## Task statement
Skip the pictures, please, and write out exactly the lines from the opening of the data through the line containing "const arc = d3.arc().innerRadius(0).outerRadius(R);".

## Information shown
** start **

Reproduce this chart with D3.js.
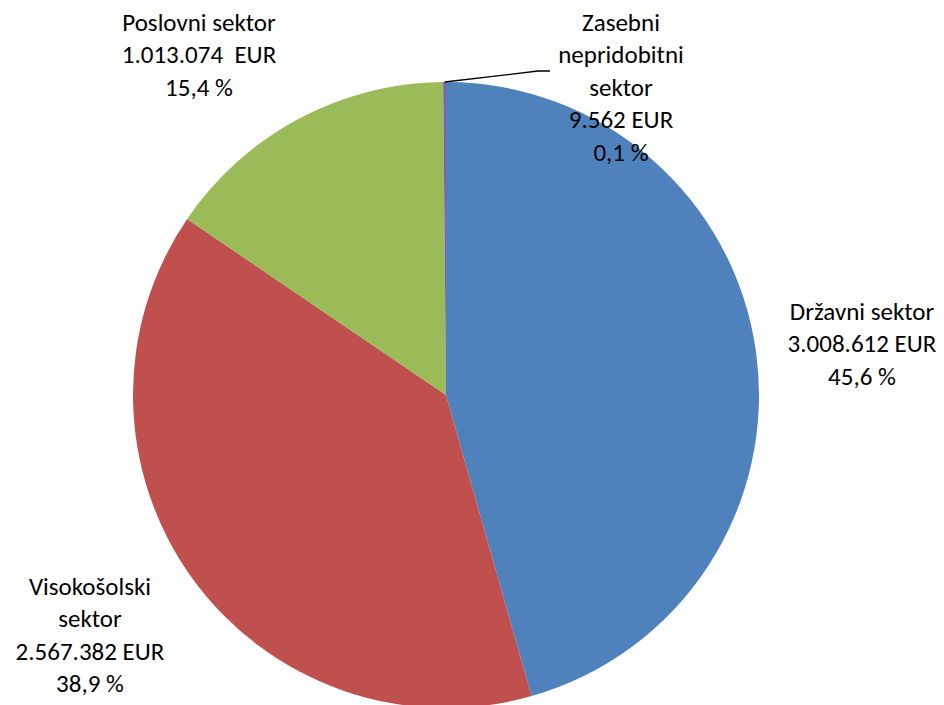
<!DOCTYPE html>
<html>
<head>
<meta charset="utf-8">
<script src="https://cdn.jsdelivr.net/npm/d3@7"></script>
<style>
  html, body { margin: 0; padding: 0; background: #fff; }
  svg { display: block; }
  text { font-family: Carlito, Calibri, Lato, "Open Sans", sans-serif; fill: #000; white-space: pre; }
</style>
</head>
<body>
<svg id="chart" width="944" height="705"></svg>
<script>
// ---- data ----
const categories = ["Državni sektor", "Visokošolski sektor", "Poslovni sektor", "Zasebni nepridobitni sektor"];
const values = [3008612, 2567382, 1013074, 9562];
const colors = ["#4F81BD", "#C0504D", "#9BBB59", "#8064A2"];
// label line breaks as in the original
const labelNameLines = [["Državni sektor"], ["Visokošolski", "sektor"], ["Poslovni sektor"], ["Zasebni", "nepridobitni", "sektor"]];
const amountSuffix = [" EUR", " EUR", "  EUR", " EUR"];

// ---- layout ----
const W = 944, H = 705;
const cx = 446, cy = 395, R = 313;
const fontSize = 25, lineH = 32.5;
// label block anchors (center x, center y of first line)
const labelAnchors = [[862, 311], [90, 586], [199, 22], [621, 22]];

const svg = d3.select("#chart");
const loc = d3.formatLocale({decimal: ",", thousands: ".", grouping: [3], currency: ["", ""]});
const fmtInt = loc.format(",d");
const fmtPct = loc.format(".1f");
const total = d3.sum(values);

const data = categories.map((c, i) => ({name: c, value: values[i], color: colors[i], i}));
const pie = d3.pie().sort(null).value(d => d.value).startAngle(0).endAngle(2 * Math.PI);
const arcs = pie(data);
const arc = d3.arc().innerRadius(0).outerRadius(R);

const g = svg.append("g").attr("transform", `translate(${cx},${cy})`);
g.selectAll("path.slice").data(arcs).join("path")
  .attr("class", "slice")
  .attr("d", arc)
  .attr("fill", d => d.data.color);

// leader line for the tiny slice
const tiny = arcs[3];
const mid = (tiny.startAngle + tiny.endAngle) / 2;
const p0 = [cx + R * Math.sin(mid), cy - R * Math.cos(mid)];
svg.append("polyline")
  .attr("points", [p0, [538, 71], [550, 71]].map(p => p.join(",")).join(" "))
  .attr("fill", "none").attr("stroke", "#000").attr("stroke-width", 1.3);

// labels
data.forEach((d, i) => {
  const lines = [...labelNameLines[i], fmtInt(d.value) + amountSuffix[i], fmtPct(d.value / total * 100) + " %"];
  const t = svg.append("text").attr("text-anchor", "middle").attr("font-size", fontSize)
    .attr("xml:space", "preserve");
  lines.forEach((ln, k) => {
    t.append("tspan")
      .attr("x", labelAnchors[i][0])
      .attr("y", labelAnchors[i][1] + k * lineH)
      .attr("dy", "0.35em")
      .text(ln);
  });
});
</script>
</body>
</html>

** end **

## Completed task
Reproduce this chart with D3.js.
<!DOCTYPE html>
<html>
<head>
<meta charset="utf-8">
<script src="https://cdn.jsdelivr.net/npm/d3@7"></script>
<style>
  html, body { margin: 0; padding: 0; background: #fff; }
  svg { display: block; }
  text { font-family: Carlito, Calibri, Lato, "Open Sans", sans-serif; fill: #000; white-space: pre; }
</style>
</head>
<body>
<svg id="chart" width="944" height="705"></svg>
<script>
// ---- data ----
const categories = ["Državni sektor", "Visokošolski sektor", "Poslovni sektor", "Zasebni nepridobitni sektor"];
const values = [3008612, 2567382, 1013074, 9562];
const colors = ["#4F81BD", "#C0504D", "#9BBB59", "#8064A2"];
// label line breaks as in the original
const labelNameLines = [["Državni sektor"], ["Visokošolski", "sektor"], ["Poslovni sektor"], ["Zasebni", "nepridobitni", "sektor"]];
const amountSuffix = [" EUR", " EUR", "  EUR", " EUR"];

// ---- layout ----
const W = 944, H = 705;
const cx = 446, cy = 395, R = 313;
const fontSize = 25, lineH = 32.5;
// label block anchors (center x, center y of first line)
const labelAnchors = [[862, 311], [90, 586], [199, 22], [621, 22]];

const svg = d3.select("#chart");
const loc = d3.formatLocale({decimal: ",", thousands: ".", grouping: [3], currency: ["", ""]});
const fmtInt = loc.format(",d");
const fmtPct = loc.format(".1f");
const total = d3.sum(values);

const data = categories.map((c, i) => ({name: c, value: values[i], color: colors[i], i}));
const pie = d3.pie().sort(null).value(d => d.value).startAngle(0).endAngle(2 * Math.PI);
const arcs = pie(data);
const arc = d3.arc().innerRadius(0).outerRadius(R);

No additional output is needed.